Let $d,D$ be positive integers, $p \in [1,\infty)$, $U$ an (non-empty) open subset of $\mathbb{R}^D$, and suppose that $f$ is:
- In the Bochner-Lebesgue space $L^p_{\mu}(\mathcal{B}(\mathbb{R}^d);\mathbb{R}^D)$, where $\mu$ is a Radon measure on $\mathbb{R}^D$ and $\mathcal{B}(\mathbb{R}^d)$ is the Borel $\sigma$-algebra on $\mathbb{R}^d$
- The $\mu$-essential support of $f$ is in $U$.

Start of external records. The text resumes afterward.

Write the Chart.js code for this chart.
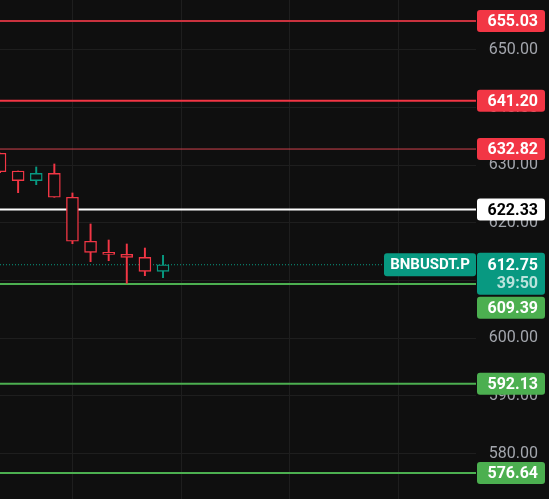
<!DOCTYPE html>
<html lang="en">
<head>
<meta charset="UTF-8">
<title>BNBUSDT.P</title>
<script src="https://cdn.jsdelivr.net/npm/chart.js"></script>
<style>
  html, body { margin: 0; padding: 0; background: #0f0f0f; overflow: hidden; }
  #wrap { width: 549px; height: 499px; }
</style>
</head>
<body>
<div id="wrap">
  <canvas id="grafico" width="549" height="499"></canvas>
</div>
<script>
// candles (index = bar number)
const candleIdx = [0, 1, 2, 3, 4, 5, 6, 7, 8, 9];
const opens  = [632.08, 629.01, 627.33, 628.61, 624.45, 616.82, 614.91, 614.56, 614.04, 611.61];
const highs  = [632.10, 629.01, 629.71, 630.23, 625.20, 619.82, 617.04, 616.35, 615.65, 614.39];
const lows   = [628.72, 625.25, 626.64, 624.45, 616.40, 613.28, 613.45, 609.53, 610.85, 610.51];
const closes = [628.89, 627.33, 628.61, 624.45, 616.82, 614.91, 614.56, 614.04, 611.61, 612.75];

// horizontal levels
const levelValues = [655.03, 641.20, 632.82, 622.33, 609.39, 592.13, 576.64];
const levelColors = ['#c9323e', '#f23645', '#d0404b', '#ffffff', '#4caf50', '#4caf50', '#4caf50'];
const levelBoxColors = ['#f23645', '#f23645', '#f23645', '#ffffff', '#4caf50', '#4caf50', '#4caf50'];
const levelWidths = [2, 2, 1, 2, 2, 2, 2];

const lastPrice = 612.75;
const symbolName = 'BNBUSDT.P';
const countdown = '39:50';

const yTicks = [580, 590, 600, 610, 620, 630, 640, 650];
const xGrid = [4, 10, 16, 22];

const RED = '#f23645';
const GREEN = '#089981';
const BG = '#0f0f0f';
const X_MAX = 26.28;

const isUp = (i) => closes[i] >= opens[i];

const datasets = [];

// bodies on top (order 0), wicks behind
datasets.push({
  type: 'bar',
  order: 0,
  grouped: false,
  data: candleIdx.map(i => ({ x: i, y: [opens[i], closes[i]] })),
  backgroundColor: BG,
  borderColor: candleIdx.map(i => isUp(i) ? GREEN : RED),
  borderWidth: 1.4,
  borderSkipped: false,
  barThickness: 12
});
datasets.push({
  type: 'bar',
  order: 1,
  grouped: false,
  data: candleIdx.map(i => ({ x: i, y: [lows[i], highs[i]] })),
  backgroundColor: candleIdx.map(i => isUp(i) ? GREEN : RED),
  borderWidth: 0,
  barThickness: 1.3
});

levelValues.forEach((v, k) => {
  datasets.push({
    type: 'line',
    order: 2,
    data: [{ x: 0, y: v }, { x: X_MAX, y: v }],
    borderColor: levelColors[k],
    borderWidth: levelWidths[k],
    pointRadius: 0
  });
});
// last price dotted line
datasets.push({
  type: 'line',
  order: 2,
  data: [{ x: 0, y: lastPrice }, { x: X_MAX, y: lastPrice }],
  borderColor: GREEN,
  borderWidth: 1,
  borderDash: [1, 2],
  pointRadius: 0
});

const fundo = {
  id: 'fundo',
  beforeDraw(chart) {
    const c = chart.ctx;
    c.save();
    c.fillStyle = BG;
    c.fillRect(0, 0, chart.width, chart.height);
    c.restore();
  }
};

function caixa(c, x, y, w, h, cor) {
  c.fillStyle = cor;
  c.beginPath();
  c.roundRect(x, y, w, h, 3);
  c.fill();
}

const etiquetas = {
  id: 'etiquetas',
  afterDraw(chart) {
    const c = chart.ctx;
    const ys = chart.scales.y;
    const bx = chart.chartArea.right + 1;
    const bw = 68;
    const tx = 538;
    c.save();
    c.textAlign = 'right';
    c.textBaseline = 'middle';

    // last price block
    const py = ys.getPixelForValue(lastPrice);
    caixa(c, bx, py - 12, bw, 42, GREEN);
    c.font = 'bold 16px Roboto';
    c.fillStyle = '#ffffff';
    c.fillText(lastPrice.toFixed(2), tx, py + 1.5);
    c.fillStyle = 'rgba(255,255,255,0.72)';
    c.fillText(countdown, tx, py + 19.5);
    const priceBottom = py + 30;

    // symbol tag
    caixa(c, 384, py - 11.5, 92, 23, GREEN);
    c.textAlign = 'center';
    c.fillStyle = '#ffffff';
    c.font = 'bold 15px Roboto';
    c.fillText(symbolName, 430, py + 0.5);
    c.textAlign = 'right';

    levelValues.forEach((v, k) => {
      const y = ys.getPixelForValue(v);
      let top = y - 11;
      if (top < priceBottom + 2 && top + 22 > py - 12) top = priceBottom + 2;
      caixa(c, bx, top, bw, 22, levelBoxColors[k]);
      c.font = 'bold 16px Roboto';
      c.fillStyle = levelBoxColors[k] === '#ffffff' ? '#000000' : '#ffffff';
      c.fillText(v.toFixed(2), tx, top + 12);
    });
    c.restore();
  }
};

new Chart(document.getElementById('grafico'), {
  type: 'bar',
  data: { datasets: datasets },
  options: {
    responsive: false,
    animation: false,
    layout: { padding: { left: 0, top: 0, bottom: 0, right: 11 } },
    plugins: { legend: { display: false }, tooltip: { enabled: false } },
    scales: {
      x: {
        type: 'linear',
        min: 0,
        max: X_MAX,
        offset: false,
        afterBuildTicks: (s) => { s.ticks = xGrid.map(v => ({ value: v })); },
        ticks: { display: false },
        grid: { color: '#1e1e1e', drawTicks: false, offset: false },
        border: { display: false }
      },
      y: {
        type: 'linear',
        position: 'right',
        min: 572.12,
        max: 658.67,
        afterBuildTicks: (s) => { s.ticks = yTicks.map(v => ({ value: v })); },
        afterFit: (s) => { s.width = 62; s.paddingTop = 0; s.paddingBottom = 0; },
        ticks: {
          crossAlign: 'far',
          color: '#a3a6ad',
          font: { family: 'Roboto', size: 16 },
          callback: (v) => Number(v).toFixed(2)
        },
        grid: { color: '#1e1e1e', drawTicks: false },
        border: { display: false }
      }
    }
  },
  plugins: [fundo, etiquetas]
});
</script>
</body>
</html>
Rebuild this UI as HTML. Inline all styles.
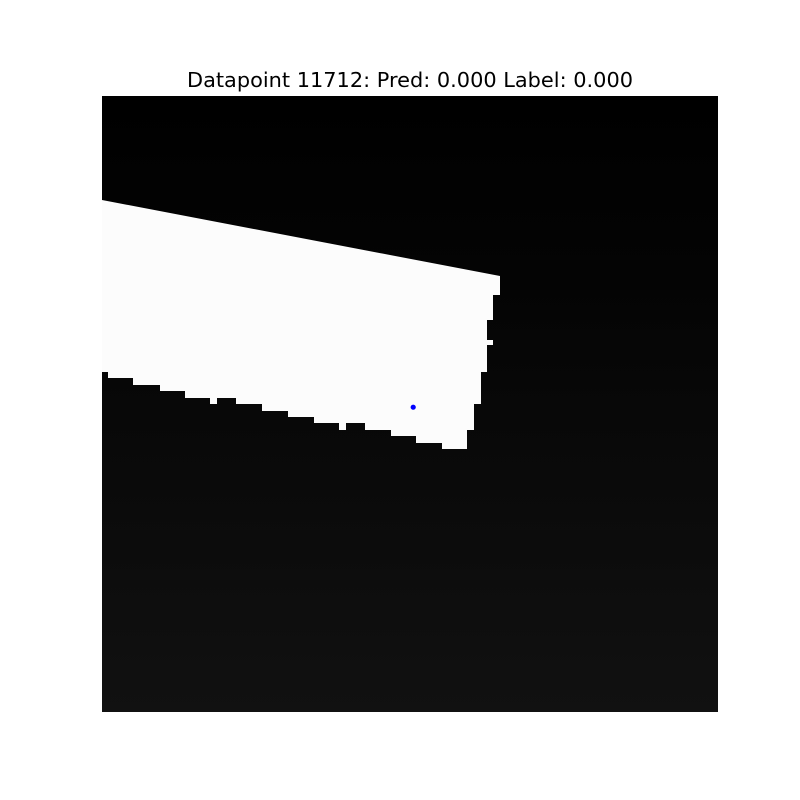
<!DOCTYPE html>
<html><head><meta charset="utf-8"><style>
html,body{margin:0;padding:0;background:#fff;}
#wrap{position:relative;width:800px;height:800px;overflow:hidden;background:#fff;font-family:"DejaVu Sans","Liberation Sans",sans-serif;}
</style></head><body>
<div id="wrap">
<svg width="800" height="800" viewBox="0 0 800 800">
<defs>
<linearGradient id="bg" x1="0" y1="0" x2="0" y2="1">
<stop offset="0" stop-color="#000"/>
<stop offset="0.3" stop-color="#040404"/>
<stop offset="1" stop-color="#111"/>
</linearGradient>
</defs>
<text x="410" y="87" text-anchor="middle" font-family="DejaVu Sans, Liberation Sans, sans-serif" font-size="20" textLength="446" lengthAdjust="spacingAndGlyphs" fill="#000">Datapoint 11712: Pred: 0.000 Label: 0.000</text>
<rect x="102" y="96" width="616" height="616" fill="url(#bg)"/>
<polygon fill="#fcfcfc"
 points="102,200 500,276 500,295 493,295 493,320 487,320 487,340 493,340 493,345 487,345 487,372 481,372 481,404 474,404 474,430 467,430 467,449 442,449 442,443 416,443 416,436 391,436 391,430 365,430 365,423 346,423 346,430 339,430 339,423 314,423 314,417 288,417 288,411 262,411 262,404 236,404 236,398 217,398 217,404 210,404 210,398 185,398 185,391 160,391 160,385 133,385 133,378 108,378 108,372 102,372"/>
<g id="marks"></g>
</svg>
</div>
<script>
const pointX = [48.5];
const pointY = [48.5];
const imgSize = 96;
const x0 = 102, y0 = 96, span = 616;
function sx(v){return x0 + v/imgSize*span;}
function sy(v){return y0 + v/imgSize*span;}
const g = document.getElementById('marks');
pointX.forEach((v,i)=>{
  const c = document.createElementNS('http://www.w3.org/2000/svg','circle');
  c.setAttribute('cx', sx(v));
  c.setAttribute('cy', sy(pointY[i]));
  c.setAttribute('r', 2.6);
  c.setAttribute('fill', '#0000ff');
  
  
  g.appendChild(c);
});
</script>
</body></html>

Let $\phi$ be an auto-diffeomorphism of $U$. Is it true that $$ f \in L^p_{\mu}(\mathcal{B}(\mathbb{R}^d);\mathbb{R}^D) \Leftrightarrow \phi\circ f L^p_{\mu}(\mathcal{B}(\mathbb{R}^d);\mathbb{R}^D)? $$ Thoughts/Comments:
- The answer can be worked out in the case of pre-composition by a change of variables formula, but what about this case?
- I know if $\phi$ is linear and $U$ is the entire space, then the answer is yes by one of the basic properties of the Bochner integral (see here for example). However, it's not clear to me in general.